= Commonwealth North =

U.S. nonprofit organization

Commonwealth North is a nonprofit, nonpartisan educational organization based in Anchorage, Alaska. Founded in 1979, it is the oldest and largest public affairs forum in Alaska. Membership is open to everyone.

It has more than 350 members and annually hosts more than 25 events on political, cultural, social and economic topics. Proceedings of events including transcripts, audiotapes and PowerPoint presentations are frequently made available on the organization's Web site.

In addition to hosting events and panels, Commonwealth North produces annual study reports and policy reports. The study reports address key issues confronting the state and are intended to assist in their resolution. Some issues are particular to the state, others are of broader regional, national and international interest.

==History==
Commonwealth North was founded in 1979 by former Alaskan Governors Walter J. Hickel and the late William A. Egan. Its mission is the nonpartisan study of public affairs. Its bylaws are based on those of the oldest such public affairs forum in the United States, the Commonwealth Club of California.

The organization has hosted numerous world-class speakers including many former United U.S. senators and other major political leaders in the USA and abroad, as well as business leaders and other prominent figures in public and private life. Speakers receive no honoraria.

The organization has an office in Anchorage and the majority of its programs are in Anchorage.

== Speakers==
The list of notable speakers and speeches numbers in the hundreds and includes domestic and foreign political and military leaders, Nobel Prize-winning scientists, authors, activists, and more.

The purpose of the speakers forum is to afford members a wide range of differing viewpoints that expand Alaskans' perspectives on national and global issues. At the same time, Commonwealth North provides visiting dignitaries an understanding of Alaska: its rich culture, history, resources, values, and potential.

In lieu of honoraria, Commonwealth North provides guest speakers with a first-hand view of Alaska to explore the Prudhoe Bay oil fields in the Arctic and along the 800-mile trans-Alaska pipeline; fish for halibut or salmon; and view Alaska's wilderness, glaciers, rivers, mountains, and wildlife.

Domestic political speakers have included U.S. Senators Lisa Murkowski. Frank Murkowski and Ted Stevens; U.S. Secretary of Transportation Norman Mineta; the Attorney General for the State of Alaska, David W. Márquez; and the Governor of the Federal Reserve Board, Dr. Edward Gramlich. International political speakers have included the President of Iceland, Dr. Olafur Ragnar Grimsson; Former Prime Minister of New Zealand James Bolger; and the British Columbia Premier, The Hon. Dan Miller. Other recent speakers include Dr. Vernon L. Smith, 2002 Nobel Laureate for Economics, and Robert William Fogel, 1993 Nobel Laureate for Economics.

==Research projects and studies==
A number of issues have been studied by Commonwealth North leaders, member committees, or scholars commissioned by Commonwealth North. The issue of the year is decided by the Board of Directors.
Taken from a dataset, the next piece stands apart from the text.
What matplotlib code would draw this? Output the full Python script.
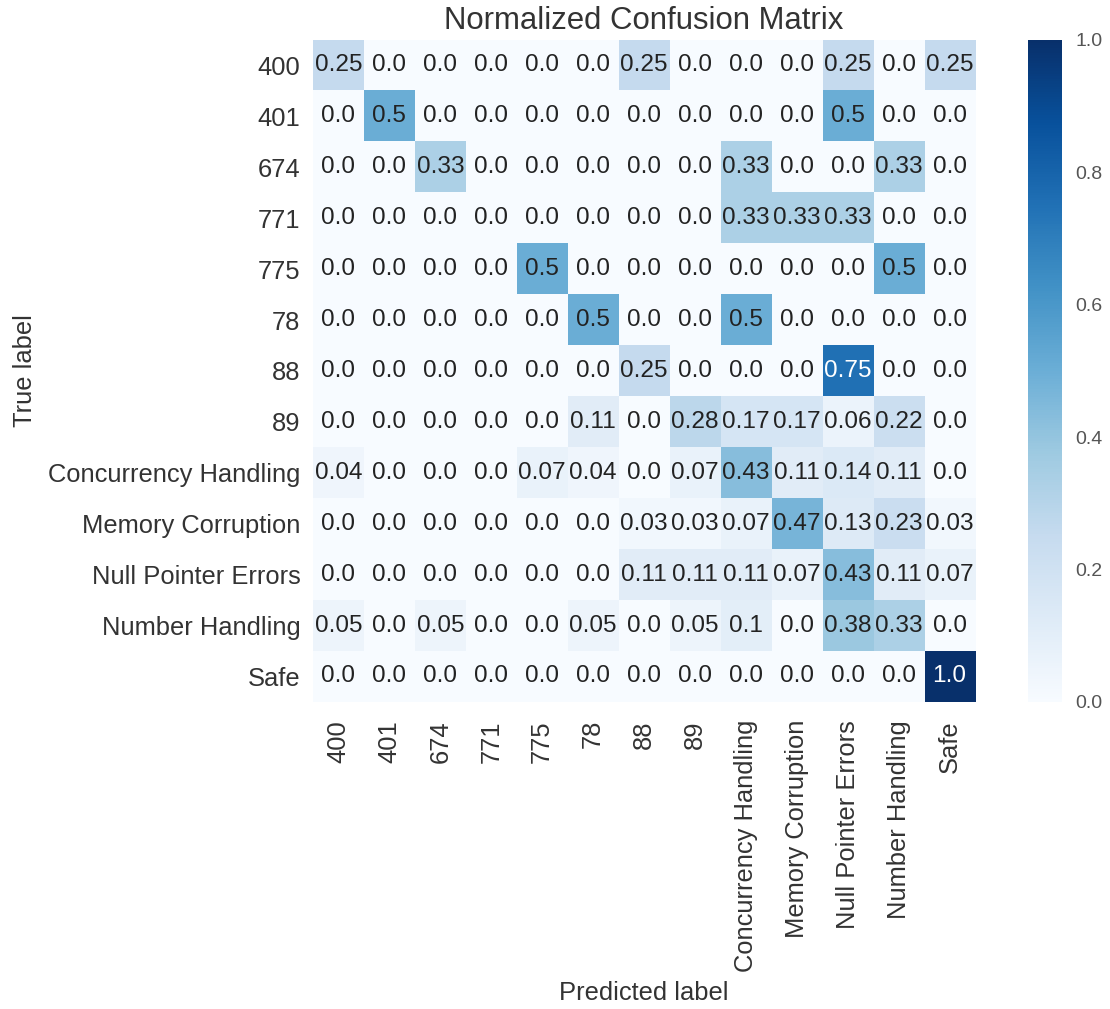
import numpy as np
import matplotlib
matplotlib.use("Agg")
import matplotlib.pyplot as plt

classes = ["400", "401", "674", "771", "775", "78", "88", "89",
           "Concurrency Handling", "Memory Corruption", "Null Pointer Errors",
           "Number Handling", "Safe"]

row_400 = [0.25, 0.0, 0.0, 0.0, 0.0, 0.0, 0.25, 0.0, 0.0, 0.0, 0.25, 0.0, 0.25]
row_401 = [0.0, 0.5, 0.0, 0.0, 0.0, 0.0, 0.0, 0.0, 0.0, 0.0, 0.5, 0.0, 0.0]
row_674 = [0.0, 0.0, 0.33, 0.0, 0.0, 0.0, 0.0, 0.0, 0.33, 0.0, 0.0, 0.33, 0.0]
row_771 = [0.0, 0.0, 0.0, 0.0, 0.0, 0.0, 0.0, 0.0, 0.33, 0.33, 0.33, 0.0, 0.0]
row_775 = [0.0, 0.0, 0.0, 0.0, 0.5, 0.0, 0.0, 0.0, 0.0, 0.0, 0.0, 0.5, 0.0]
row_78 = [0.0, 0.0, 0.0, 0.0, 0.0, 0.5, 0.0, 0.0, 0.5, 0.0, 0.0, 0.0, 0.0]
row_88 = [0.0, 0.0, 0.0, 0.0, 0.0, 0.0, 0.25, 0.0, 0.0, 0.0, 0.75, 0.0, 0.0]
row_89 = [0.0, 0.0, 0.0, 0.0, 0.0, 0.11, 0.0, 0.28, 0.17, 0.17, 0.06, 0.22, 0.0]
row_concurrency = [0.04, 0.0, 0.0, 0.0, 0.07, 0.04, 0.0, 0.07, 0.43, 0.11, 0.14, 0.11, 0.0]
row_memory = [0.0, 0.0, 0.0, 0.0, 0.0, 0.0, 0.03, 0.03, 0.07, 0.47, 0.13, 0.23, 0.03]
row_null = [0.0, 0.0, 0.0, 0.0, 0.0, 0.0, 0.11, 0.11, 0.11, 0.07, 0.43, 0.11, 0.07]
row_number = [0.05, 0.0, 0.05, 0.0, 0.0, 0.05, 0.0, 0.05, 0.1, 0.0, 0.38, 0.33, 0.0]
row_safe = [0.0, 0.0, 0.0, 0.0, 0.0, 0.0, 0.0, 0.0, 0.0, 0.0, 0.0, 0.0, 1.0]

cm = np.array([row_400, row_401, row_674, row_771, row_775, row_78, row_88,
               row_89, row_concurrency, row_memory, row_null, row_number,
               row_safe])

plt.rcParams["font.family"] = ["Liberation Sans", "DejaVu Sans"]
text_color = "#333333"

fig = plt.figure(figsize=(11.10, 10.09), dpi=100)
ax = fig.add_axes([0.282, 0.3043, 0.5964, 0.6561])
cax = fig.add_axes([0.926, 0.3043, 0.0306, 0.6561])

im = ax.imshow(cm, interpolation="nearest", cmap="Blues", vmin=0.0, vmax=1.0,
               aspect="auto")
ax.set_title("Normalized Confusion Matrix", fontsize=22.4, color=text_color,
             pad=8)

ticks = np.arange(len(classes))
ax.set_xticks(ticks)
ax.set_xticklabels(classes, rotation=90, fontsize=18.4, color=text_color)
ax.set_yticks(ticks)
ax.set_yticklabels(classes, fontsize=18.4, color=text_color)
ax.tick_params(axis="both", length=0)
ax.tick_params(axis="y", pad=9)
ax.tick_params(axis="x", pad=13)
for s in ax.spines.values():
    s.set_visible(False)

thresh = cm.max() / 2.0
for i in range(cm.shape[0]):
    for j in range(cm.shape[1]):
        v = cm[i, j]
        ax.text(j, i, str(v), ha="center", va="center", fontsize=17.6,
                color="white" if v > thresh else "#222222")

ax.set_ylabel("True label", fontsize=18.4, color=text_color, labelpad=8)
ax.set_xlabel("Predicted label", fontsize=18.4, color=text_color, labelpad=6)

cb = fig.colorbar(im, cax=cax, ticks=[0.0, 0.2, 0.4, 0.6, 0.8, 1.0])
cb.outline.set_visible(False)
cb.ax.tick_params(length=0, pad=10, labelsize=14, labelcolor="#555555")
cb.ax.set_yticklabels(["0.0", "0.2", "0.4", "0.6", "0.8", "1.0"])

fig.savefig("out.png", dpi=100, facecolor="white")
Among the topics studied have been energy, developing health care and education, rural Alaska and the management of wildlife and land.

The 2007 report, "At A Crossroad: The Permanent Fund, Alaskans, and Alaska's Future", based on a nine-month study, contains suggestions on management and governance of the Alaska Permanent Fund. Other reports have looked at issues including work force development, the relationship between the state and Alaska's North Slope oil producers, and bringing the North Slope gas to market.